Elon Musk reframed the departures as a strategic reorganization aimed at improving speed of execution. He compared the structural shift to how any living organism evolves as it grows. The company is hiring aggressively and explicitly recruiting for infrastructure-focused work. Musk's job postings mention mass drivers on the moon, signaling a pivot toward xAI's SpaceX synergy rather than pure AI research.
xAI has publicly stated it is prioritizing engineering over research. That messaging apparently does not resonate with researchers on the founding team who were exploring recursive self-improvement and other advanced AI concepts. Some departing researchers cited excitement about those projects as their reason for leaving. The disconnect suggests xAI may be repositioning as a compute and infrastructure play rather than a model research shop.
Musk's framing of the opportunity points toward infrastructure scaling rather than algorithmic breakthroughs. He emphasizes SpaceX synergies, space data centers, and mass production of satellites.
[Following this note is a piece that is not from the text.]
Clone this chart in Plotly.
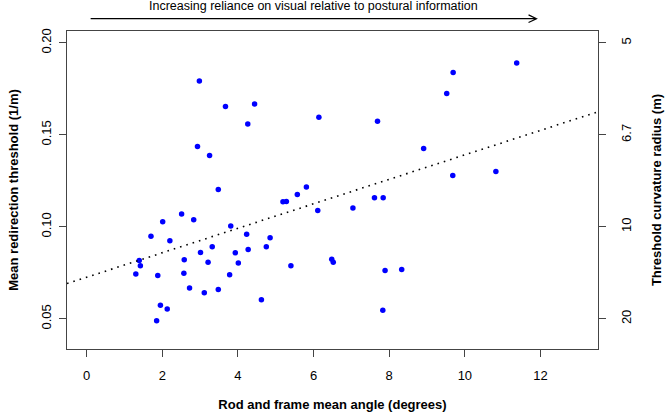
import plotly.graph_objects as go
import numpy as np

# rod and frame mean angle (degrees)
angle = [2.98, 3.67, 4.44, 4.26, 6.14, 2.93, 3.25, 3.48, 5.19, 5.28,
         5.57, 5.81, 6.11, 2.01, 2.51, 2.83, 3.81, 11.37, 9.69, 9.52,
         7.69, 8.91, 9.68, 10.82, 7.04, 7.61, 7.84, 1.70, 2.20, 4.23,
         4.85, 4.75, 4.27, 3.93, 3.32, 3.01, 1.39, 1.42, 1.30, 1.88,
         2.58, 2.57, 3.21, 4.01, 3.78, 2.72, 3.11, 3.48, 4.62, 5.40,
         1.95, 2.13, 1.85, 6.48, 6.52, 7.89, 8.33, 7.83]
# mean redirection threshold (1/m)
threshold = [0.1792, 0.1654, 0.1668, 0.1558, 0.1595, 0.1437, 0.1388, 0.1203, 0.1136, 0.1138,
             0.1176, 0.1216, 0.1089, 0.1028, 0.1069, 0.1038, 0.1005, 0.1890, 0.1839, 0.1725,
             0.1573, 0.1426, 0.1279, 0.1301, 0.1102, 0.1158, 0.1158, 0.0949, 0.0924, 0.0959,
             0.0940, 0.0891, 0.0877, 0.0859, 0.0891, 0.0861, 0.0817, 0.0788, 0.0743, 0.0736,
             0.0821, 0.0748, 0.0807, 0.0803, 0.0739, 0.0668, 0.0641, 0.0660, 0.0603, 0.0788,
             0.0574, 0.0554, 0.0489, 0.0824, 0.0808, 0.0763, 0.0768, 0.0546]

# fitted regression line (abline)
intercept = 0.0726
slope = 0.00665

x_ticks = [0, 2, 4, 6, 8, 10, 12]
y_ticks = [0.05, 0.10, 0.15, 0.20]
y_tick_text = ['0.05', '0.10', '0.15', '0.20']
radius = [5, 20 / 3, 10, 20]
radius_text = ['5', '6.7', '10', '20']

xlim = [0, 13]
ylim = [0.04, 0.20]
pad_x = (xlim[1] - xlim[0]) * 0.04
pad_y = (ylim[1] - ylim[0]) * 0.04
xr = [xlim[0] - pad_x, xlim[1] + pad_x]
yr = [ylim[0] - pad_y, ylim[1] + pad_y]

font = 'Liberation Sans, Arial, sans-serif'

fig = go.Figure()

line_x = np.array(xr)
fig.add_trace(go.Scatter(
    x=line_x, y=intercept + slope * line_x, mode='lines',
    line=dict(color='black', width=1.6, dash='1.6px,5px'),
    yaxis='y2', showlegend=False, hoverinfo='skip'))

fig.add_trace(go.Scatter(
    x=angle, y=threshold, mode='markers',
    marker=dict(color='#0000ff', size=5.5),
    showlegend=False))

axis_common = dict(showgrid=False, zeroline=False, showline=True,
                   linecolor='#444', linewidth=1, ticks='outside',
                   ticklen=7, tickcolor='#444', automargin=False,
                   tickfont=dict(family=font, size=13, color='black'))

# arrow above the plot
x0p = 0.0445
x1p = 0.8842
yp = 1.0387
fig.add_shape(type='path', xref='paper', yref='paper',
              path=f'M {x0p},{yp} L {x1p},{yp} M {x1p - 0.015},{yp + 0.012} '
                   f'L {x1p},{yp} L {x1p - 0.015},{yp - 0.012}',
              line=dict(color='black', width=1.2))
fig.add_annotation(text='Increasing reliance on visual relative to postural information',
                   xref='paper', yref='paper', x=(x0p + x1p) / 2, y=1.079,
                   showarrow=False, yanchor='middle',
                   font=dict(family=font, size=12.5, color='black'))

fig.update_layout(
    width=666, height=420,
    margin=dict(l=67, r=68, t=31, b=71),
    plot_bgcolor='white', paper_bgcolor='white',
    xaxis=dict(range=xr, tickvals=x_ticks, mirror=True, ticklabelstandoff=7,
               title=dict(text='<b>Rod and frame mean angle (degrees)</b>',
                          font=dict(family=font, size=13, color='black'),
                          standoff=18),
               **axis_common),
    yaxis=dict(range=yr, tickvals=y_ticks, ticktext=y_tick_text, tickangle=-90,
               ticklabelstandoff=3,
               title=dict(text='<b>Mean redirection threshold (1/m)</b>',
                          font=dict(family=font, size=13, color='black'),
                          standoff=17),
               **axis_common),
    yaxis2=dict(range=yr, overlaying='y', side='right',
                tickvals=[1 / r for r in radius], ticktext=radius_text, tickangle=-90,
                ticklabelstandoff=9,
                title=dict(text='<b>Threshold curvature radius (m)</b>',
                           font=dict(family=font, size=13, color='black'),
                           standoff=19),
                **axis_common),
)

fig.write_html("out.html", config={'displayModeBar': False},
               post_script="document.body.style.margin='0';")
If that is the actual strategy, xAI would be betting that massive compute alone, without exotic research, can keep them competitive at the frontier.
The one concrete product xAI is highlighting is Grok's voice mode integrated into Tesla vehicles. Posts featuring the voice assistant have received hundreds of thousands of likes on Instagram. The voice assistant appears to be low-latency and conversational enough for ambient use cases like planning, research, and task management during commutes. Whether that distribution advantage can offset the loss of founding-team talent and research velocity remains unclear.